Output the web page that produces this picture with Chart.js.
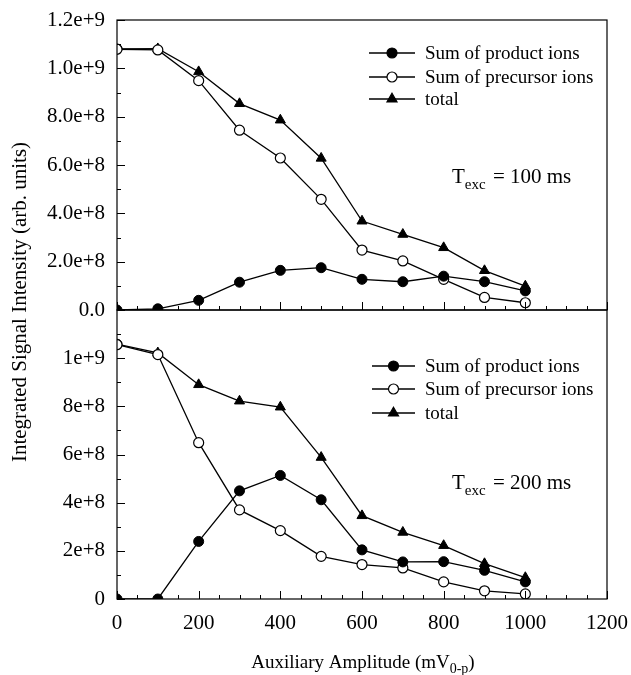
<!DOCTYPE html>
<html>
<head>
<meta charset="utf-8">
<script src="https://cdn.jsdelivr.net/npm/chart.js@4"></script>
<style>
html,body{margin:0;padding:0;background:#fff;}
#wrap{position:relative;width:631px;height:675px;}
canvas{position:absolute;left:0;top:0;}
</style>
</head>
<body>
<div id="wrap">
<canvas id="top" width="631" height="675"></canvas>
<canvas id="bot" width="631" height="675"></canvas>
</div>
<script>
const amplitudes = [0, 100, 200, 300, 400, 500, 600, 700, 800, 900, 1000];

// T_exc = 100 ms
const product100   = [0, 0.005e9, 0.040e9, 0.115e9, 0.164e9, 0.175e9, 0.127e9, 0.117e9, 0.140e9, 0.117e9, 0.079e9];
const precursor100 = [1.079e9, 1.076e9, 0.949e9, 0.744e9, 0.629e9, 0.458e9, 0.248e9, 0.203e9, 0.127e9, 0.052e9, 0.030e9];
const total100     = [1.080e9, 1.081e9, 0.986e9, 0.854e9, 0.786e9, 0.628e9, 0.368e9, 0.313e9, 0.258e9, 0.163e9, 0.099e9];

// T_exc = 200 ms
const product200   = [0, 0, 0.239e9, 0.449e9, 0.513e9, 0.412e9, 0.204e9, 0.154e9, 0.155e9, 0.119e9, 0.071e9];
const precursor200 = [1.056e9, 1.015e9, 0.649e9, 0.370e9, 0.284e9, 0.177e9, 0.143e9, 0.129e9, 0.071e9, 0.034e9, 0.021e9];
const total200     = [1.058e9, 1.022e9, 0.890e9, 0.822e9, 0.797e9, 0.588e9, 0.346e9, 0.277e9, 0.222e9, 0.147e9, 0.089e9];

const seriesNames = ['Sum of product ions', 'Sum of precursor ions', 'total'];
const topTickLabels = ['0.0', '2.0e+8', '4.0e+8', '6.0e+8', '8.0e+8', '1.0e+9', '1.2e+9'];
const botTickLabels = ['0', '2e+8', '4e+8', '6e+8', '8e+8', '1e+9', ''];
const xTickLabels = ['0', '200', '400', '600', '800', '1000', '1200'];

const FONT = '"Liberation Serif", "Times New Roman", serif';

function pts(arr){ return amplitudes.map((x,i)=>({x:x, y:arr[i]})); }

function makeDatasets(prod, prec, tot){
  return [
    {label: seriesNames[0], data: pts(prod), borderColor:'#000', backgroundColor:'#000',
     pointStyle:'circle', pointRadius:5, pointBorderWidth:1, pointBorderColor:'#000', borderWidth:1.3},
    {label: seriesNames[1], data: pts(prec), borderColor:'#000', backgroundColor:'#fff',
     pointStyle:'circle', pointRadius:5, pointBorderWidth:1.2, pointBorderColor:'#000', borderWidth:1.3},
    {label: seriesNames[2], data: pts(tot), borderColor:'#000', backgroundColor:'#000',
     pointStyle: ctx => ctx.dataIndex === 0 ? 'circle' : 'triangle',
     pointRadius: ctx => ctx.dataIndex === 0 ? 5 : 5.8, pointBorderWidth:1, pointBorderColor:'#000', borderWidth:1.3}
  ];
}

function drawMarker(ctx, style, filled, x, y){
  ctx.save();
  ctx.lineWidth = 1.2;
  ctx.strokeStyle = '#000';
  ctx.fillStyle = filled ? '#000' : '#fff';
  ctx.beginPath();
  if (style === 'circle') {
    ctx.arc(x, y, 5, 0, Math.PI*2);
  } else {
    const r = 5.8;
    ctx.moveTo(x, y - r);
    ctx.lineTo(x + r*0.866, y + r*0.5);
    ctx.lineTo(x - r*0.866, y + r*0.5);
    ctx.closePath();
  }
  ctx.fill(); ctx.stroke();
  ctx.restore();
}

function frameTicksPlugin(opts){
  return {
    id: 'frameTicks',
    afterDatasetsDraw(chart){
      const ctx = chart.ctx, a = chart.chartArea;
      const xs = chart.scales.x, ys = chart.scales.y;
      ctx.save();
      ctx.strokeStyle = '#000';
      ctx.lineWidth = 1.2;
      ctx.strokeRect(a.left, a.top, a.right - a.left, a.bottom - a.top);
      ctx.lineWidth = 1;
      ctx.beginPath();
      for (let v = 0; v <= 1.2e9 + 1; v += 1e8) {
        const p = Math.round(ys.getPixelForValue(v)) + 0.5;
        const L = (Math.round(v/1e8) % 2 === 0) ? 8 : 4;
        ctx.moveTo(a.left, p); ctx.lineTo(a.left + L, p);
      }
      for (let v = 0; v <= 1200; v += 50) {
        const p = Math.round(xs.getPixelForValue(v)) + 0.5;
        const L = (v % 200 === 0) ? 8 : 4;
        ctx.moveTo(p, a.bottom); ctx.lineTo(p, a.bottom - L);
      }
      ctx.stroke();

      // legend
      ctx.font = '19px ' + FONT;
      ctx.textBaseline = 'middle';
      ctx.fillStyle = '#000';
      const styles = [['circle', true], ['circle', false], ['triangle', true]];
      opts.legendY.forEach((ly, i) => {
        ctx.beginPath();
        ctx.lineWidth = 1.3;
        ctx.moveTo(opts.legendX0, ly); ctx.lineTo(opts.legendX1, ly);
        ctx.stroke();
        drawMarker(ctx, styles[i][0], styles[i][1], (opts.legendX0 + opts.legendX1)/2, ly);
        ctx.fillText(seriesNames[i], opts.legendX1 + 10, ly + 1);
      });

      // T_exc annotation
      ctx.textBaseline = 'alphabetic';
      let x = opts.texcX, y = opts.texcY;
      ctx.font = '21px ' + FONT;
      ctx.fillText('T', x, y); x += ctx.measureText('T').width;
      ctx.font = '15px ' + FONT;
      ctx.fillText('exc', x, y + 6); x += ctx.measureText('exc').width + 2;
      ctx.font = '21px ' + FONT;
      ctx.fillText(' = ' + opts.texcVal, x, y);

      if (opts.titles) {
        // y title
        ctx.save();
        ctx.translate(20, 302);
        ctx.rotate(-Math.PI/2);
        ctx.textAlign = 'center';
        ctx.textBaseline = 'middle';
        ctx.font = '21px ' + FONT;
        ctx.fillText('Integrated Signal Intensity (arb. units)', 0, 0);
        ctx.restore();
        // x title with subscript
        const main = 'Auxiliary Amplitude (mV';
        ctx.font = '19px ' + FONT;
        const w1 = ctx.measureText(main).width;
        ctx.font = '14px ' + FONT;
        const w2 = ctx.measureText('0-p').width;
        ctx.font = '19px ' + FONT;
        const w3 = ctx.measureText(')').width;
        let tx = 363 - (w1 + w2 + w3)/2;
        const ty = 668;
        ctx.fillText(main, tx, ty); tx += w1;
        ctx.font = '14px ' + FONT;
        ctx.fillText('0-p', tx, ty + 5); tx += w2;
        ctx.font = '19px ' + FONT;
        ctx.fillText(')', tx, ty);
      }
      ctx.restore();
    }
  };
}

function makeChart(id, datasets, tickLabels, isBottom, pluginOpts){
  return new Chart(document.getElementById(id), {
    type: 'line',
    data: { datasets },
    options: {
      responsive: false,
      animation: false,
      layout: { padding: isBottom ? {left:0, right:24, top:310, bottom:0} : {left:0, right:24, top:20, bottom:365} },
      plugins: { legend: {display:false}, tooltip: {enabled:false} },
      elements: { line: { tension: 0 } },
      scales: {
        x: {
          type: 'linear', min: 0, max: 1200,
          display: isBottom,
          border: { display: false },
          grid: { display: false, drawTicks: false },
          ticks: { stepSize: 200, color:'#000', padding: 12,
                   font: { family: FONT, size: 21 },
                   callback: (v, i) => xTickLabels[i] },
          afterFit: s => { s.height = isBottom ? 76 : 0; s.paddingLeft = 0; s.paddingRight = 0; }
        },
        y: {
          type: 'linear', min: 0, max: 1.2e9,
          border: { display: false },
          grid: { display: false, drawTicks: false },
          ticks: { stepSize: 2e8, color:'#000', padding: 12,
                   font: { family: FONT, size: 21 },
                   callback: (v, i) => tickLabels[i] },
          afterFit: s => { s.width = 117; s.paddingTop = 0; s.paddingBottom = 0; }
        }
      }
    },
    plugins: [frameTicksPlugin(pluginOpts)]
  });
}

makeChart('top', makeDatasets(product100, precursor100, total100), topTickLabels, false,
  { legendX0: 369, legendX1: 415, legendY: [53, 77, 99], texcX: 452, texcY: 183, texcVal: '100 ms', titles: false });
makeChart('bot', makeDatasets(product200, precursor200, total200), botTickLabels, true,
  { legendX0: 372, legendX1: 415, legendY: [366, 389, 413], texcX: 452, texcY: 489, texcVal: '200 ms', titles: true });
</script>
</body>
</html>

● ● ●

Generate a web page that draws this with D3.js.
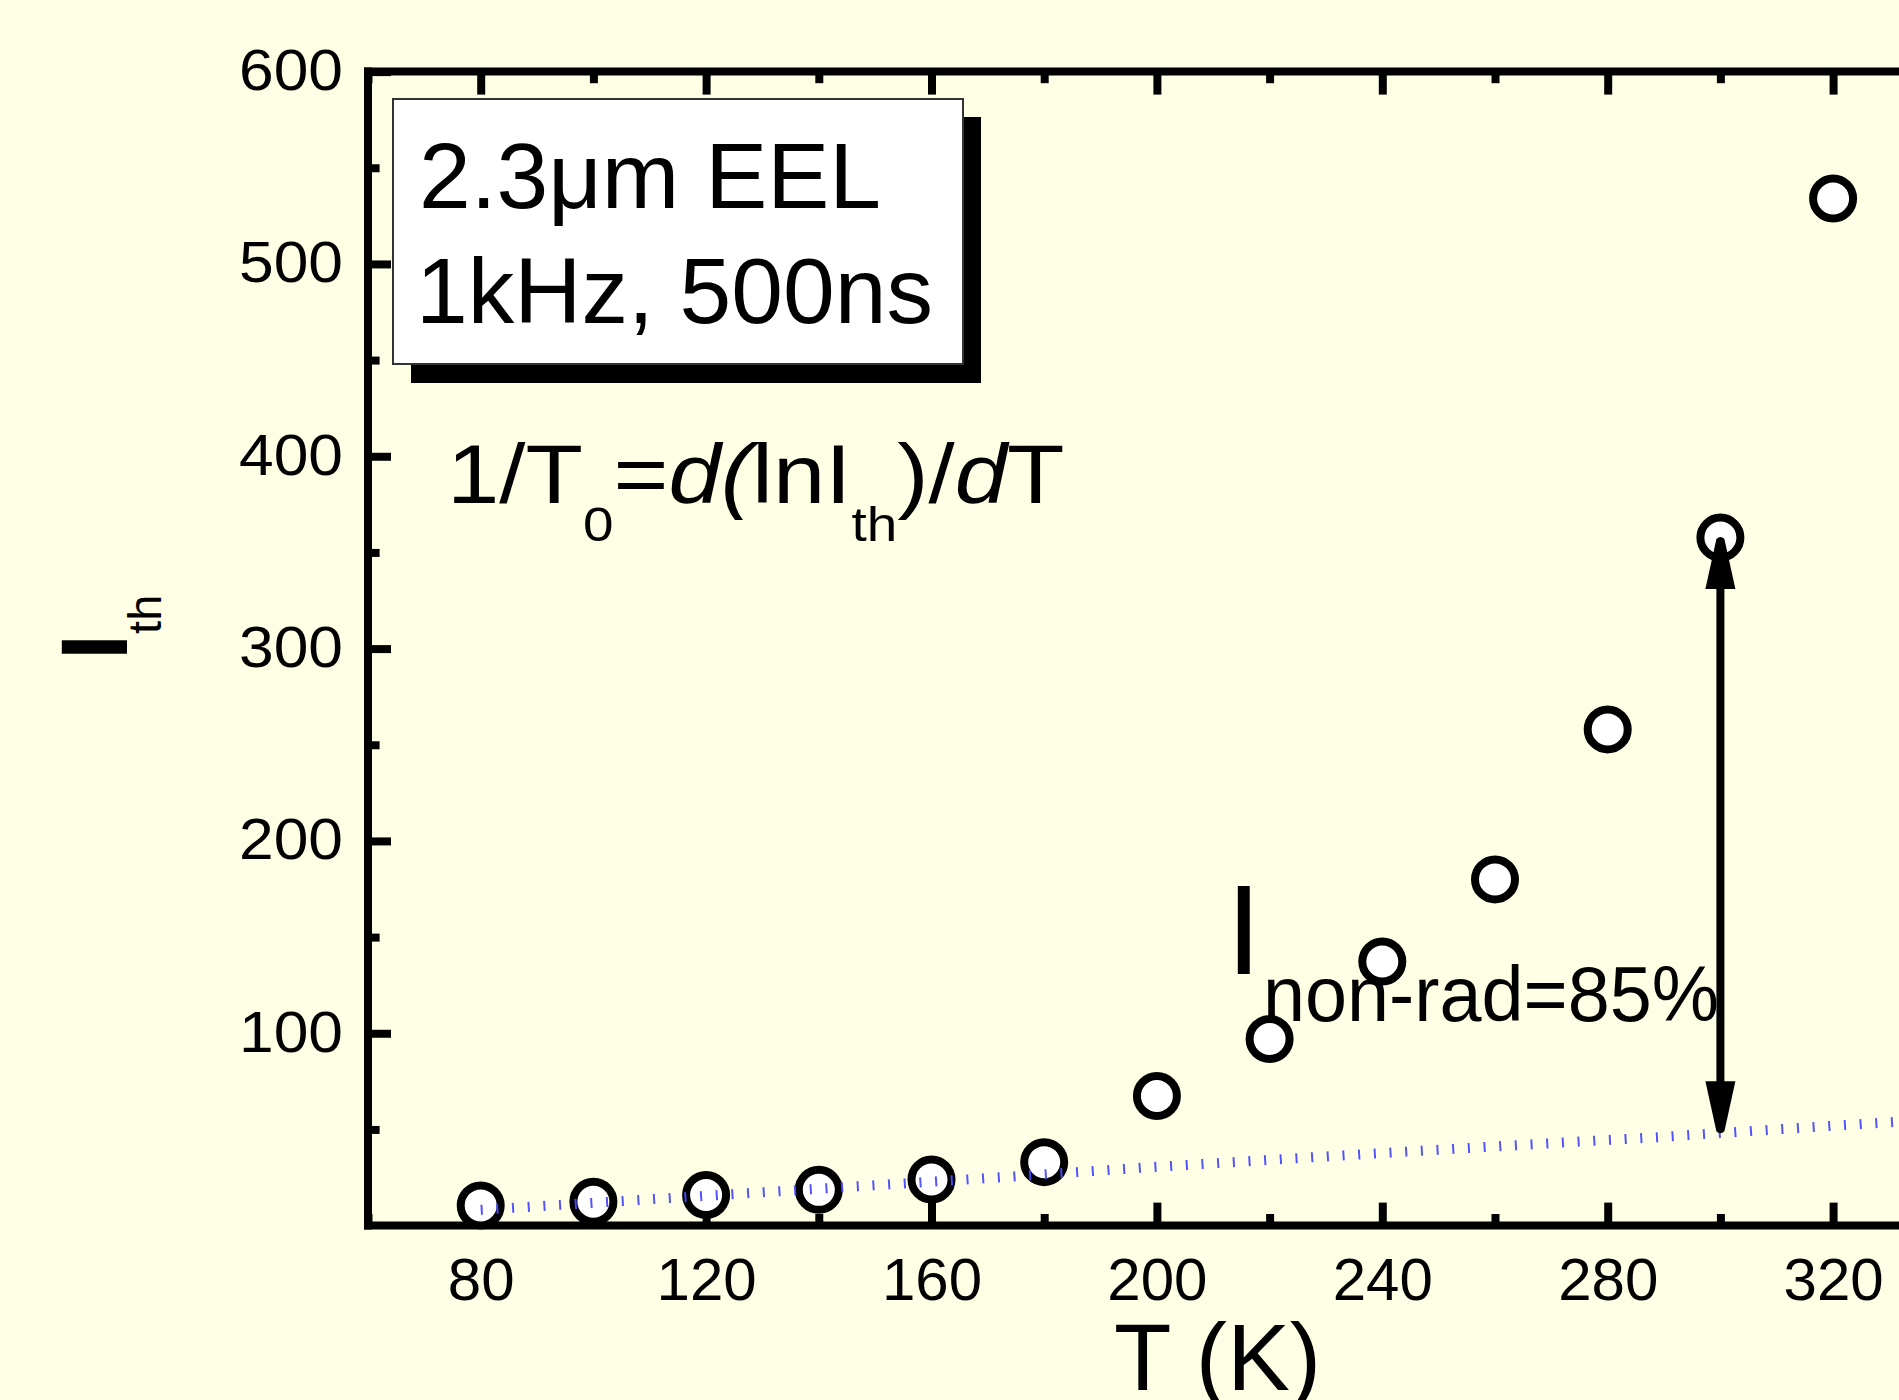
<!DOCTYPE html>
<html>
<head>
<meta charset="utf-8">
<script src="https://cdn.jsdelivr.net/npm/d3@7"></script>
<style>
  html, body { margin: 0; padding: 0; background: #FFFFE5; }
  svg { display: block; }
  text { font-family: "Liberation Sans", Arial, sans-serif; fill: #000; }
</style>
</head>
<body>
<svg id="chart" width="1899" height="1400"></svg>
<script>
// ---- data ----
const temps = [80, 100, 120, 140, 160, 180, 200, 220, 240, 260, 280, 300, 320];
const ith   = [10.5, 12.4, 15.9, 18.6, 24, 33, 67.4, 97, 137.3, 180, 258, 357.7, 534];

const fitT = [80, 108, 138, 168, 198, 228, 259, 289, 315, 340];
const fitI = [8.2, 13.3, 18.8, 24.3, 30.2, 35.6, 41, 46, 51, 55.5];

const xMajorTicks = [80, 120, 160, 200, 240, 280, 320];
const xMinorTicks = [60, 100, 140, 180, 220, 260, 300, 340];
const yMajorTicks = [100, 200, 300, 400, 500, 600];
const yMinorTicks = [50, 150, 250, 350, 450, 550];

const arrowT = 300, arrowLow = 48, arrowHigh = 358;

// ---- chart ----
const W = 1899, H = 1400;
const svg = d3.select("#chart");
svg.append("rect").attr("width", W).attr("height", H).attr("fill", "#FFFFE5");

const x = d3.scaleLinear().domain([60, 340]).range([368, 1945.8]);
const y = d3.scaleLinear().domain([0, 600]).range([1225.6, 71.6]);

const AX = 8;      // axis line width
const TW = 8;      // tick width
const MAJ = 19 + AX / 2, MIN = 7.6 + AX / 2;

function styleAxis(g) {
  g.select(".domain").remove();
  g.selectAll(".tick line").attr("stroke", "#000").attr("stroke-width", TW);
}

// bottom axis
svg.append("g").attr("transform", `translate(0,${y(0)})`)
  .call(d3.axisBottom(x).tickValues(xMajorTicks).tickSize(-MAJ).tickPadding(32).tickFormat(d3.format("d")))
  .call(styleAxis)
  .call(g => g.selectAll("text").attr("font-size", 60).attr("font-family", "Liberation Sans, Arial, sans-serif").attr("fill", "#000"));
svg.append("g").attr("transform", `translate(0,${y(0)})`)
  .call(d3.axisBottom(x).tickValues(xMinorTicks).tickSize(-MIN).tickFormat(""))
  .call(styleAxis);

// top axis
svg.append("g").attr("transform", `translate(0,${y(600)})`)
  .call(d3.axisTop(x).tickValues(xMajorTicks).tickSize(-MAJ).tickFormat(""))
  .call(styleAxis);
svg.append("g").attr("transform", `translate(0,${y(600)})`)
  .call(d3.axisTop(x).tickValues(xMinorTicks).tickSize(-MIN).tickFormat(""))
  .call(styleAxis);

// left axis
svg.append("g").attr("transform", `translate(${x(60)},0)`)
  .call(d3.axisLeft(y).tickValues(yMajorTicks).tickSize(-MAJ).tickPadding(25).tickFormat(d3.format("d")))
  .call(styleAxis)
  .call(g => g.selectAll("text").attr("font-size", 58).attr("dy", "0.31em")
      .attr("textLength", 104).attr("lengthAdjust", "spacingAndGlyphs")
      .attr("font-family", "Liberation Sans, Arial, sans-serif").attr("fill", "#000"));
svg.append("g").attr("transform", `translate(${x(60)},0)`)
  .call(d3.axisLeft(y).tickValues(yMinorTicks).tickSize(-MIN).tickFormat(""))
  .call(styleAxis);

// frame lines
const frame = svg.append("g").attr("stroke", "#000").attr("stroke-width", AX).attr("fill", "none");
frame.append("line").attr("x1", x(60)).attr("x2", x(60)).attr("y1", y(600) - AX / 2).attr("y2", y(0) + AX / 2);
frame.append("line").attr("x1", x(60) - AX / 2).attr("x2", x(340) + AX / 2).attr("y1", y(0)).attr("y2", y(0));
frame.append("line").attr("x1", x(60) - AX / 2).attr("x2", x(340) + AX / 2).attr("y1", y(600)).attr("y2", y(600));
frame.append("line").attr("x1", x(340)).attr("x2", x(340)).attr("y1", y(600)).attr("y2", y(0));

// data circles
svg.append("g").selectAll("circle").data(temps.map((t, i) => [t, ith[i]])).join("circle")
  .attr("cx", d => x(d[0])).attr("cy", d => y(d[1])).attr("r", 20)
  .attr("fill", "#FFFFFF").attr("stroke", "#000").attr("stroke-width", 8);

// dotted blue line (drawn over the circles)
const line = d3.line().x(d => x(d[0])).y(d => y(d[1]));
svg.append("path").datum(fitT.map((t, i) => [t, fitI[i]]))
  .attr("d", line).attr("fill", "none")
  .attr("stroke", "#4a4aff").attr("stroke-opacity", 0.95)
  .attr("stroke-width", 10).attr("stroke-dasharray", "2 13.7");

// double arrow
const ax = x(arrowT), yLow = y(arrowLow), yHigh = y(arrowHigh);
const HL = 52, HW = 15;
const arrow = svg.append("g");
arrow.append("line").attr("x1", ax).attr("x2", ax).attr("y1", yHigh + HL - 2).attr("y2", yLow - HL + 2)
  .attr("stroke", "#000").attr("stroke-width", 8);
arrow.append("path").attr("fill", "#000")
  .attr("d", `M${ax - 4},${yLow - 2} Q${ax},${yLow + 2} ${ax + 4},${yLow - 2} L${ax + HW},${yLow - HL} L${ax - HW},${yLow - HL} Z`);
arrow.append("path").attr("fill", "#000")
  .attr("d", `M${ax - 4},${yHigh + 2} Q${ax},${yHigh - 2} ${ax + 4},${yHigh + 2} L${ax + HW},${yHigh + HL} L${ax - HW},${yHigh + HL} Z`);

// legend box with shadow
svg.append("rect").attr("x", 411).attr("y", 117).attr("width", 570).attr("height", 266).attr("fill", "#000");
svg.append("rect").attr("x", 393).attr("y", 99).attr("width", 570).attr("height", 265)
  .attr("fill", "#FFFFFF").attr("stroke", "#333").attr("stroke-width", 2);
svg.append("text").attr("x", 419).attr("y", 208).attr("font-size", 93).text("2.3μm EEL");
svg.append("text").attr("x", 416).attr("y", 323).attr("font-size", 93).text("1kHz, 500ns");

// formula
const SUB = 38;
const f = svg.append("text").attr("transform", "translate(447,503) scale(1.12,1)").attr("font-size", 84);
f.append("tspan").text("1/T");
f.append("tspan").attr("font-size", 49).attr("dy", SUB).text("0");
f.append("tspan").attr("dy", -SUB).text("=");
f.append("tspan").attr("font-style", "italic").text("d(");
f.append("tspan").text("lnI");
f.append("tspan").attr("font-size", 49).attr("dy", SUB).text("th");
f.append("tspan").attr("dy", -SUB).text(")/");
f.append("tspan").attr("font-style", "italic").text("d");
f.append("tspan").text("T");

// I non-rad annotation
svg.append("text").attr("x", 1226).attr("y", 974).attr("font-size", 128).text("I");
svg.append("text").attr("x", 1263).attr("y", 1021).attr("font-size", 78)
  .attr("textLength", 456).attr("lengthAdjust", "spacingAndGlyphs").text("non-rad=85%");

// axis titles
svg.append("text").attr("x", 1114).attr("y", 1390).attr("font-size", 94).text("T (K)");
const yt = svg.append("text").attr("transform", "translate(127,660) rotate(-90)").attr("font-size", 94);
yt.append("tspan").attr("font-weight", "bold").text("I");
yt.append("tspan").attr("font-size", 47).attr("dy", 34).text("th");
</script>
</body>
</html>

● ● ●

Stated goal:
Pull out only the lines from the one with "Output the web" up to and including the one with "0.258e9, 0.163e9, 0.099e9];", and drop any pictures along the way.

Finished answer:
Output the web page that produces this picture with Chart.js.
<!DOCTYPE html>
<html>
<head>
<meta charset="utf-8">
<script src="https://cdn.jsdelivr.net/npm/chart.js@4"></script>
<style>
html,body{margin:0;padding:0;background:#fff;}
#wrap{position:relative;width:631px;height:675px;}
canvas{position:absolute;left:0;top:0;}
</style>
</head>
<body>
<div id="wrap">
<canvas id="top" width="631" height="675"></canvas>
<canvas id="bot" width="631" height="675"></canvas>
</div>
<script>
const amplitudes = [0, 100, 200, 300, 400, 500, 600, 700, 800, 900, 1000];

// T_exc = 100 ms
const product100   = [0, 0.005e9, 0.040e9, 0.115e9, 0.164e9, 0.175e9, 0.127e9, 0.117e9, 0.140e9, 0.117e9, 0.079e9];
const precursor100 = [1.079e9, 1.076e9, 0.949e9, 0.744e9, 0.629e9, 0.458e9, 0.248e9, 0.203e9, 0.127e9, 0.052e9, 0.030e9];
const total100     = [1.080e9, 1.081e9, 0.986e9, 0.854e9, 0.786e9, 0.628e9, 0.368e9, 0.313e9, 0.258e9, 0.163e9, 0.099e9];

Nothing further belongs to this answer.